Survey 2015: Banks make significant reputational gains, protection of privacy central, but bank-client confidentiality in Switzerland viewed in differentiated manner

Basel, March 26, 2015 A representative survey commissioned by the Swiss Bankers Association (SBA) indicates that the Swiss population has newly increased confidence in the banks. The survey participants want a high level of protection of privacy and data protection. Bank-client confidentiality in Switzerland is viewed in a differentiated manner and opinions vary on how it should be defined in future. The Swiss also recognise the importance of banks for Switzerland as a business location.
M.I.S Trend was commissioned by the SBA to survey 1,000 Swiss citizens in January 2015 regarding their attitudes towards the banking sector and the overall importance of banks for the economy. The survey indicates that confidence in the banks has increased significantly. Protection of financial privacy is important for the majority of the respondents, while at the same time, many expect they will have to disclose more information in future. The contribution the banks make to a strong economy is recognised.

Satisfaction and confidence in banks at pre-financial crisis Levels

An impressive 86% of the Swiss rate their banks as good to very good: 32% are very satisfied with their banking institution, 54% are satisfied, and only 2% are dissatisfied. The number of “very satisfied” customers has increased in comparison to the 2013 survey (+3%). The banks’ soundness, reliability and trustworthiness, as well as bank employees received particularly good scores. 65% of respondents feel the banks in Switzerland are financially solid and economically stable.

Compared to 2013, the standing of the sector as a whole rose in all language regions and reached the best result since the onset of the financial crisis. Every second Swiss person (51%) has a very positive or positive attitude toward the Swiss banks (43% in 2013). When asked about the reputation of the financial centre abroad, 68% believe the Swiss financial centre enjoys a good and professional reputation.

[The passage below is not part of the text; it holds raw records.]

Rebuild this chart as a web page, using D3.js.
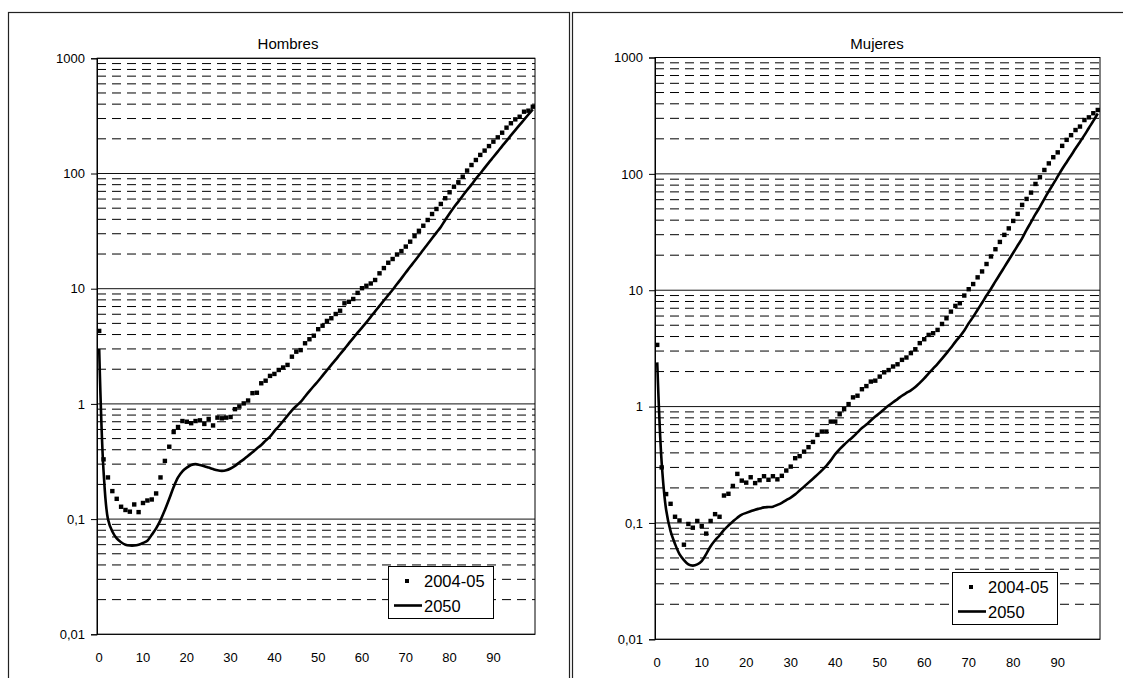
<!DOCTYPE html>
<html>
<head>
<meta charset="utf-8">
<script src="https://cdn.jsdelivr.net/npm/d3@7"></script>
<style>
  html, body { margin: 0; padding: 0; background: #fff; }
  svg { display: block; font-family: "Liberation Sans", Arial, sans-serif; }
</style>
</head>
<body>
<svg id="chart" width="1123" height="678"></svg>
<script>
// Ages 0..99 form the category axis
const ages = d3.range(0, 100);
const xTickLabels = [0, 10, 20, 30, 40, 50, 60, 70, 80, 90];
const yTickValues = [0.01, 0.1, 1, 10, 100, 1000];
const yTickLabels = ["0,01", "0,1", "1", "10", "100", "1000"];
const seriesNames = ["2004-05", "2050"];

// Hombres: observed 2004-05 rates (dots) and 2050 projection (line)
const hombres2004 = [
  4.3, 0.33, 0.23, 0.175, 0.15, 0.128, 0.12, 0.116, 0.134, 0.115,
  0.138, 0.145, 0.148, 0.167, 0.23, 0.32, 0.425, 0.57, 0.63, 0.71,
  0.70, 0.68, 0.71, 0.72, 0.67, 0.74, 0.65, 0.76, 0.75, 0.76,
  0.77, 0.90, 0.95, 1.01, 1.07, 1.24, 1.25, 1.51, 1.59, 1.75,
  1.82, 1.97, 2.07, 2.18, 2.57, 2.84, 2.93, 3.36, 3.64, 3.91,
  4.45, 4.77, 5.25, 5.54, 6.03, 6.44, 7.47, 7.7, 8.14, 9.2,
  10.1, 10.6, 11.1, 11.9, 13.6, 15.1, 16.8, 18.1, 19.8, 21.2,
  23.2, 25.6, 28.6, 31.8, 35.2, 39.5, 44.5, 49.2, 54.4, 61,
  68.7, 76.8, 83.9, 93.8, 106, 118.5, 131, 145, 158, 173,
  189, 206, 226, 250, 273, 295, 311, 344, 351, 380
];
const hombres2050 = [
  3.0, 0.26, 0.10, 0.078, 0.068, 0.063, 0.060, 0.059, 0.059, 0.060,
  0.062, 0.065, 0.073, 0.083, 0.098, 0.12, 0.15, 0.19, 0.23, 0.26,
  0.28, 0.295, 0.30, 0.295, 0.288, 0.28, 0.272, 0.265, 0.262, 0.265,
  0.275, 0.29, 0.31, 0.33, 0.355, 0.38, 0.41, 0.44, 0.48, 0.52,
  0.58, 0.64, 0.71, 0.79, 0.88, 0.96, 1.04, 1.16, 1.29, 1.43,
  1.58, 1.76, 1.96, 2.18, 2.42, 2.70, 3.0, 3.35, 3.72, 4.15,
  4.6, 5.1, 5.7, 6.35, 7.1, 7.9, 8.8, 9.8, 11.0, 12.3,
  13.8, 15.5, 17.3, 19.4, 21.8, 24.4, 27.4, 30.7, 34.4, 39.5,
  45, 51, 57, 64, 72, 80, 90, 100, 112, 125,
  139, 155, 173, 192, 214, 238, 264, 293, 325, 360
];

// Mujeres: observed 2004-05 rates (dots) and 2050 projection (line)
const mujeres2004 = [
  3.39, 0.30, 0.177, 0.146, 0.113, 0.105, 0.065, 0.098, 0.091, 0.104,
  0.094, 0.081, 0.104, 0.119, 0.113, 0.172, 0.178, 0.208, 0.264, 0.231,
  0.222, 0.247, 0.22, 0.233, 0.252, 0.235, 0.252, 0.237, 0.254, 0.282,
  0.305, 0.36, 0.375, 0.41, 0.448, 0.497, 0.571, 0.61, 0.61, 0.743,
  0.743, 0.86, 0.95, 1.05, 1.2, 1.24, 1.41, 1.5, 1.64, 1.67,
  1.81, 1.97, 2.06, 2.21, 2.31, 2.52, 2.64, 2.88, 3.11, 3.51,
  3.79, 4.13, 4.27, 4.56, 5.13, 5.74, 6.55, 7.33, 7.73, 9.0,
  10.2, 11.3, 12.9, 14.5, 16.8, 19.5, 22.5, 26, 29.9, 34,
  39.4, 45.3, 54.1, 60.9, 69, 81.9, 93.5, 108, 123, 139,
  153, 174, 196, 215, 238, 255, 290, 306, 332, 354
];
const mujeres2050 = [
  2.4, 0.33, 0.13, 0.085, 0.066, 0.054, 0.048, 0.044, 0.043, 0.044,
  0.047, 0.054, 0.063, 0.071, 0.078, 0.087, 0.095, 0.103, 0.111, 0.118,
  0.122, 0.126, 0.13, 0.133, 0.136, 0.137, 0.138, 0.143, 0.149, 0.157,
  0.165, 0.176, 0.19, 0.205, 0.222, 0.24, 0.26, 0.283, 0.31, 0.345,
  0.39, 0.43, 0.47, 0.51, 0.55, 0.60, 0.655, 0.70, 0.76, 0.82,
  0.88, 0.95, 1.02, 1.09, 1.16, 1.24, 1.31, 1.38, 1.47, 1.6,
  1.75, 1.93, 2.12, 2.33, 2.58, 2.87, 3.2, 3.6, 4.0, 4.5,
  5.2, 5.9, 6.8, 7.8, 9.0, 10.3, 11.9, 13.7, 15.8, 18.2,
  21, 24.2, 27.9, 33, 38.5, 45, 52, 61, 71, 82,
  95, 110, 126, 144, 165, 188, 215, 248, 285, 330
];

const svg = d3.select("#chart");

// Layout of the two chart panels
const panels = [
  { title: "Hombres", dots: hombres2004, line: hombres2050,
    frame: [8.5, 12.5, 561, 700], titleX: 288, titleY: 43,
    plot: { x0: 97, x1: 535, y0: 58.3, y1: 634.3 },
    legend: { x: 388, y: 566, w: 105, h: 52 } },
  { title: "Mujeres", dots: mujeres2004, line: mujeres2050,
    frame: [572.5, 12.5, 620, 700], titleX: 877, titleY: 43,
    plot: { x0: 655, x1: 1100, y0: 57.5, y1: 639.3 },
    legend: { x: 952, y: 572, w: 105, h: 52 } }
];

panels.forEach(p => {
  const g = svg.append("g");
  const P = p.plot;

  // chart frame
  g.append("rect")
    .attr("x", p.frame[0]).attr("y", p.frame[1])
    .attr("width", p.frame[2]).attr("height", p.frame[3])
    .attr("fill", "#fff").attr("stroke", "#222").attr("stroke-width", 1.2);

  const x = d3.scaleBand().domain(ages).range([P.x0, P.x1]).padding(0);
  const xc = a => x(a) + x.bandwidth() / 2;
  const y = d3.scaleLog().domain([0.01, 1000]).range([P.y1, P.y0]);

  // minor gridlines (dashed) at 2..9 within each decade
  const minor = y.ticks().filter(v => !yTickValues.some(t => Math.abs(t - v) / t < 1e-9));
  g.append("g").selectAll("line").data(minor).join("line")
    .attr("x1", P.x0).attr("x2", P.x1)
    .attr("y1", d => y(d)).attr("y2", d => y(d))
    .attr("stroke", "#000").attr("stroke-width", 1)
    .attr("stroke-dasharray", "9,6");

  // major gridlines (solid) at each decade
  g.append("g").selectAll("line").data(yTickValues).join("line")
    .attr("x1", P.x0).attr("x2", P.x1)
    .attr("y1", d => y(d)).attr("y2", d => y(d))
    .attr("stroke", "#111").attr("stroke-width", 1);

  // plot area border
  g.append("rect")
    .attr("x", P.x0).attr("y", P.y0)
    .attr("width", P.x1 - P.x0).attr("height", P.y1 - P.y0)
    .attr("fill", "none").attr("stroke", "#000").attr("stroke-width", 1);

  // y axis with decade labels
  const yAxis = d3.axisLeft(y).tickValues(yTickValues)
    .tickFormat((d, i) => yTickLabels[i]).tickSize(6).tickPadding(6);
  const ya = g.append("g").attr("transform", `translate(${P.x0},0)`).call(yAxis);
  ya.select(".domain").attr("stroke", "#000");
  ya.selectAll(".tick line").attr("stroke", "#000");
  ya.selectAll("text").attr("font-size", 13).attr("fill", "#000")
    .attr("font-family", "'Liberation Sans', Arial, sans-serif");

  // x axis: labels only, every 10 years
  const xAxis = d3.axisBottom(x).tickValues(xTickLabels).tickSize(0).tickPadding(18);
  const xa = g.append("g").attr("transform", `translate(0,${P.y1})`).call(xAxis);
  xa.select(".domain").remove();
  xa.selectAll("text").attr("font-size", 13).attr("fill", "#000")
    .attr("font-family", "'Liberation Sans', Arial, sans-serif");

  // 2050 projection line
  const line = d3.line()
    .x((d, i) => xc(ages[i]))
    .y(d => y(d))
    .curve(d3.curveCatmullRom.alpha(0.5));
  g.append("path").datum(p.line)
    .attr("d", line)
    .attr("fill", "none").attr("stroke", "#000").attr("stroke-width", 2.6)
    .attr("stroke-linejoin", "round");

  // 2004-05 observed markers
  const ms = 4.4;
  g.append("g").selectAll("rect").data(p.dots).join("rect")
    .attr("x", (d, i) => xc(ages[i]) - ms / 2)
    .attr("y", d => y(d) - ms / 2)
    .attr("width", ms).attr("height", ms)
    .attr("fill", "#000");

  // title
  g.append("text")
    .attr("x", p.titleX).attr("y", p.titleY)
    .attr("text-anchor", "middle").attr("dominant-baseline", "central")
    .attr("font-size", 15).attr("fill", "#000")
    .text(p.title);

  // legend
  const L = p.legend;
  const lg = g.append("g").attr("transform", `translate(${L.x},${L.y})`);
  lg.append("rect").attr("x", 0.5).attr("y", 0.5).attr("width", L.w).attr("height", L.h)
    .attr("fill", "#fff").attr("stroke", "#000").attr("stroke-width", 1);
  lg.append("rect").attr("x", 19 - 2).attr("y", 15 - 2).attr("width", 4).attr("height", 4).attr("fill", "#000");
  lg.append("line").attr("x1", 6).attr("x2", 34).attr("y1", 39.5).attr("y2", 39.5)
    .attr("stroke", "#000").attr("stroke-width", 2.6);
  lg.append("text").attr("x", 36).attr("y", 15).attr("dominant-baseline", "central")
    .attr("font-size", 16.5).attr("fill", "#000").text(seriesNames[0]);
  lg.append("text").attr("x", 36).attr("y", 39.5).attr("dominant-baseline", "central")
    .attr("font-size", 16.5).attr("fill", "#000").text(seriesNames[1]);
});
</script>
</body>
</html>
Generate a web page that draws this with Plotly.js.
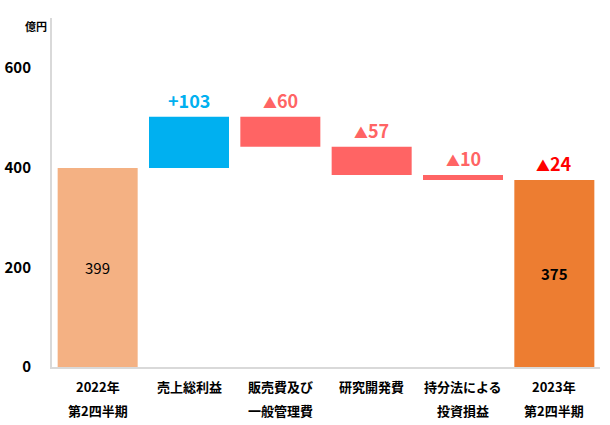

Bank-client confidentiality and privacy are viewed in a differentiated manner

The Swiss want their financial privacy protected from third parties: 85% are in favour thereof. This view spans across all age groups and political orientations. At 89%, approval is highest in the 18-29 year-old segment. However, 72% believe that the protection of privacy will diminish in future.
In this year’s survey, respondents were asked for the first time what role they attribute to bank-client secrecy. The respondents view it first and foremost as a means for private individuals and companies to protect their financial privacy (38% primary role). 21% see its most important effect as being protection from the state, and 23% that it protects tax evaders abroad. Only 8% see it primarily as a tool for tax evaders living in Switzerland. This year also marks the first time that respondents were surveyed on whether or not and how tax information relating to Swiss clients should be exchanged within Switzerland in future (domestic exchange of information). Opinions on the matter are divided.
The regulation currently in place enjoys the highest level of support at 41%. Around one-fifth (21%) of participants are of the opinion that taxpayers should be able to decide in favour of or against a direct exchange of information between their bank and the tax authorities. Around one-third (34%) is in favour of the abolition of bank-client confidentiality in Switzerland. These results demonstrate that the Swiss view the future of bank-client confidentiality in Switzerland in a differentiated manner.

Contribution made by the banks to the overall economy is significant

For more than half of the Swiss (51%), the banking sector is one of the absolute heavyweights of the Swiss economy. A further 35% consider it fairly important and only 3% view the banking sector in Switzerland as not playing an important role. In the Italian-speaking part of Switzerland, the importance of banks as an industry branch is particularly strong: 70% of all respondents there consider the banks very important. The importance of the sector for the labour market is also clearly recognised. 44% of the Swiss have no doubt that the jobs in the banking sector are important.

Recognition of importance of banks’ ability to compete internationally

94% of participants believe that the ability of banks to compete internationally is also important or very important. The international competitiveness of the Swiss financial centre is also supported by 70% of respondents. At the same time, optimism is decreasing: 21% expect a decline in competitiveness in the next five years, while only 16% expect an improvement. However, two years ago, 35% (14% more) expected a decline. According to the respondents, the competitive advantages of the Swiss financial centre are Switzerland’s stability and training in the banking segment.

Method and random sampling

The SBA has regularly conducted a representative survey since 1995. The random sampling comprises 1,000 Swiss citizens (500 German-speaking Swiss, 300 French-speaking Swiss, 200 Italian-speaking Swiss, weighted according to the demographic ratio of each language region) aged 18 and over (with no upper age limit). The sampling error is no greater than maximum +/- 3.1%. The random sampling has not changed significantly to previous years and the questionnaire was amended only where necessary. The consistency in methodology therefore allows for reliable long-term comparisons. The questionnaire was conducted from 5-20 January 2015, by the independent research institute M.I.S Trend SA, Lausanne/Bern.